Step 3: Apply tax rates.
For short-term gains, your tax rate aligns with your regular income tax bracket, ranging between 10% and 37%. The tax brackets for long-term gains are 0%, 15%, and 20%. To be sure you are filing within the right tax bracket, always check with the IRS official website for the latest updates and guidelines on capital gains taxation.
Step 4: Use qualified dividends and capital gain tax worksheets.
There can be dividends and gains that qualify for lower tax rates. Knowing how to play them nicely into your annual IRS tax form is a wallet-benefitting move. Using tools like the Qualified Dividends and Capital Gain Tax Worksheet can help you navigate this territory more confidently.
Step 5: Utilize online calculators.
If your number-crunching skills aren’t super-polished but you are determined to get this done by yourself without outsourcing the job to a professional tax accountant, you can use a capital gains calculator available on the Internet for free.
Tips to Reduce Capital Gains Tax
A widespread misconception is that you have to be a tax pro knowledgeable about all the nitty-gritty of the process to be able to reduce your capital gains tax effectively. The truth is that strategic thinking, basic financial literacy, and some prudent tax-reduction strategies can go a long way in helping you optimize your tax position and decrease your overall tax burden.
Whether you are looking for ways to reduce capital gains tax on property or stock sale, the following practical recommendations will help you get started.
1. Be smart about the accounts you use
If doing a lot of active buying and selling or dealing with investments seems a little tax-heavy to you, we advise you to place them in accounts that give certain tax benefits, like 401(k)s, IRAs, and 529 college savings plans. For tax-friendly investments and those you plan to hold on to for a while, regular brokerage accounts will do just fine.
2. Play the long game with your investments
When considering the sale of the investments in your regular brokerage account, pay attention to how long they have been parked there – ideally, for over a year. In the race between capital gains long-term vs short-term, the former is always guaranteed to do much better tax-wise.
3. Leverage your capital tax losses
If selling some of your assets places you in the red, you can use that to your advantage to decrease the capital gains tax on your other investments. The strategy is known as tax-loss harvesting, allowing you to use up to $3,000 in investment losses to shrink your taxable income. You can also carry the leftovers forward if your capital losses for the year exceed $3,000, thus creating a financial safety net for yourself.

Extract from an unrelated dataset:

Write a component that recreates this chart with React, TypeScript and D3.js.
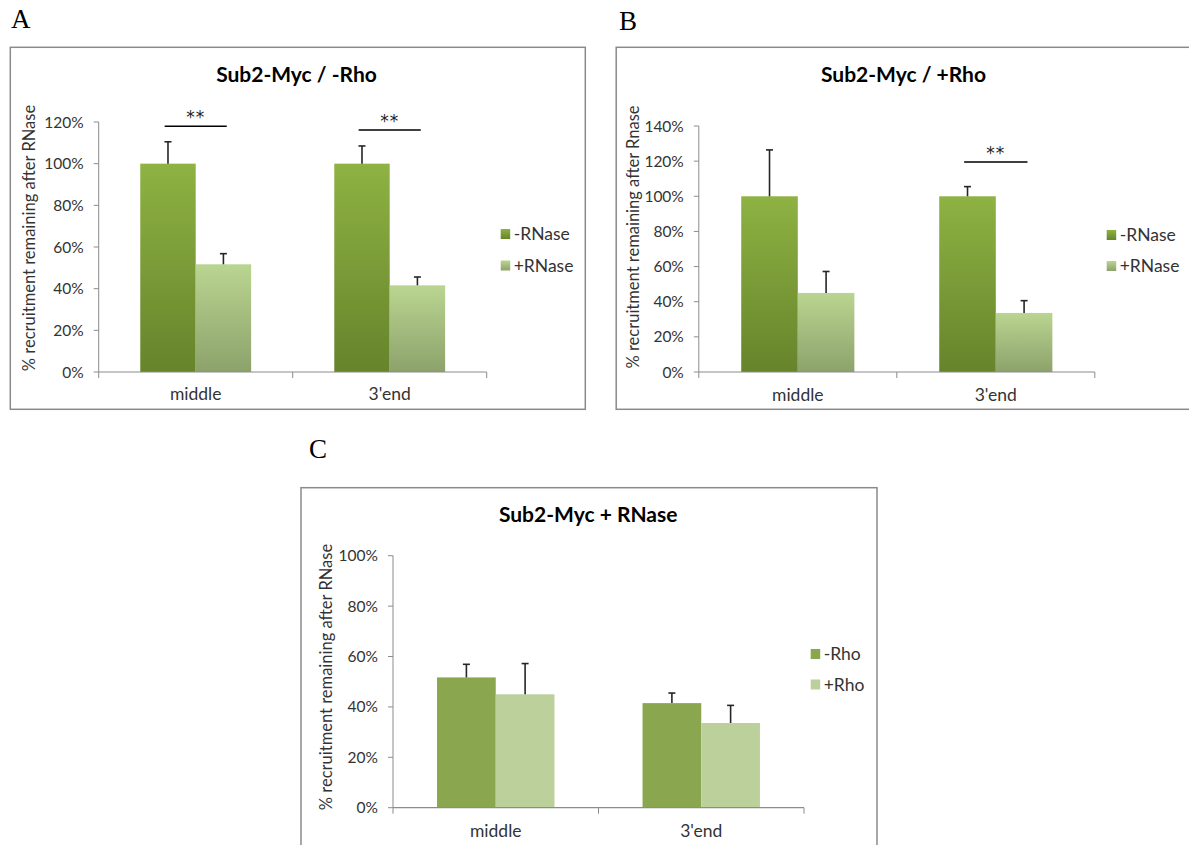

4. Give appreciated assets to charity
Consider donating appreciated assets to charity. Apart from being a feel-good move on your behalf, this strategy can reduce your capital gain liability, on top of providing benefits in terms of charitable contribution tax deduction.
5. Do not rush into selling your principal home
It is possible to reduce the capital gains tax rate on profits derived from selling real estate. For that, you have to put your principal home on sale, which you have owned and used as your principal residence for at least two out of the last five years before selling it. If you are filing solo, that should usually give you an exclusion of up to $250,000 of capital gains and up to $500,000 if you’re filing jointly with your spouse.
US tax laws regulating capital gains at the federal and state level are a complex and complicated territory. Even if you think you know everything about how capital gains tax works, navigating this landscape can be difficult. Consider hiring a tax advisor who will take time to assess your financial standing and short-term/long-term financial goals and provide personalized recommendations on the best strategies to boost your capital gains income potential.
Forms to Calculate and Report Your Capital Gain Taxes
Apart from knowing how to calculate your capital gain taxes, you need to be able to report them timely and accurately. Otherwise, you risk getting yourself into hot water with the IRS. Below is a quick overview of the forms you might need to complete when documenting and reporting your capital gains. While tax season is not everyone's favorite time of the year, you can make the process more bearable if you know your way around these.
This informational return form is issued by a financial institution to investors who have earned more than $10 in dividends or capital gains distributions during the tax year. Investors then use information in this financial report to fill in their tax returns.
Qualified Dividends and Capital Gain Tax Worksheet
This worksheet is a versatile tool for calculating the tax on your qualified dividends and net capital gains. Once you calculate the tax on the regular income, you fill out this worksheet to figure out the tax on your capital gains from investments. After that, you pay the higher of the two amounts to the IRS. The worksheet helps ensure you benefit from the preferential tax rates associated with qualified dividends and long-term capital gains.
Taxpayers use Form 8949 to list each transaction of stocks or assets and specify what occurred within the reporting period. They provide details such as when they bought these assets and how much they sold them for. The IRS uses this form to calculate the total capital gains or losses, helping taxpayers understand how much tax they owe or if they qualify for a refund.
Schedule D Form 1040
This document is there for reporting to the IRS your capital gains or losses from the sale of stocks or assets like real estate. Schedule D is a core part of your tax return that sums up your investment profits and losses, helping you figure out your final tax bill or refund.
This form is something of a boss fight in your favorite video game. In Form 1040, you report your overall income, deductions, and credits. When it comes to capital gains, you are expected to attach forms like Schedule D and Form 8949 to shed light on your investment wins and losses. The IRS uses this info to calculate your final tax bill or refund, making sure that everything is fair and square.
Remember that capital gains tax legislation is prone to change, so it is necessary to keep up with the latest regulations in this field. It will also not hurt to talk to a tax whiz before you report anything to make sure you have got it all covered and stay ahead of any money-costing surprises.